In Adventures in Quantumland: Exploring Our Unseen Reality, Dr. Ruth Kastner explores the unexpected and deeply puzzling world of the quantum, which gives rise to the concrete world we experience around us with our five senses, but which, for the most part, remains stubbornly hidden from view. In this sense, the quantum realm is much like the Cheshire Cat (featured on the book's front cover), who can remain hidden or choose to show only his smile to us, seemingly at whim.
Following on Unseen Reality, this exciting new book deepens and extends an accessible presentation of a fruitful new formulation of quantum theory, the Transactional Interpretation (TI), in its fully relativistic incarnation. The transactional framework helps us to understand how the 'Cheshire Cat' of the quantum realm can remain hidden or suddenly appear to us through the seemingly mysterious, but ultimately explainable, process of "measurement." The book sheds new light on longstanding conceptual problems in quantum theory, such as the 'Schrodinger's Cat' paradox, which arises from earlier unsuccessful efforts to define the process of measurement-that is, the process by which the quantum 'Cheshire Cat' shows its face to us in our phenomenal, sensory universe of time and space.
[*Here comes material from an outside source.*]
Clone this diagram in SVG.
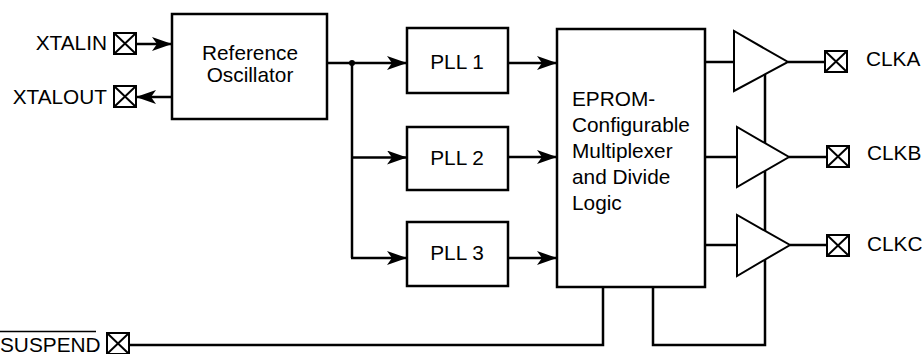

This non-technical but conceptually clear study of the relativistic form of TI explores fertile new ground in interpreting quantum theory, presenting a previously unsuspected but compelling picture of quantum reality. Unlike competing quantum interpretations, the transactional picture lends itself naturally and smoothly to the relativistic domain. The relativistic development not only completes the interpretation by identifying a 'missing link' in the crucial role of coupling between quantum fields, but also resolves earlier challenges raised against TI. The book shows how the transactional picture breaks out of previous constraining interpretive paradigms that had been preventing necessary new insights into the intrinsically relational and interactive nature of the quantum realm. Besides its solution to the 'Schrodinger Cat Paradox,' it sheds light on other quantum puzzles, such as the origin of the 'Born Rule' for the probabilities of measurement results. Along the way, it makes sense out of some apparently perplexing experiments such as 'weak measurements' and the 'quantum eraser.' Finally, the book presents a way forward for reconciliation of science with long-standing spiritual ways of knowing, proposing that the hidden realm of quantum theory may have significant parallels with diverse cultural concepts of the sacred. Thus, both outer (scientific) and inner (spiritual) modes of inquiry may be arriving-from opposite directions-at the same fundamental, hidden reality.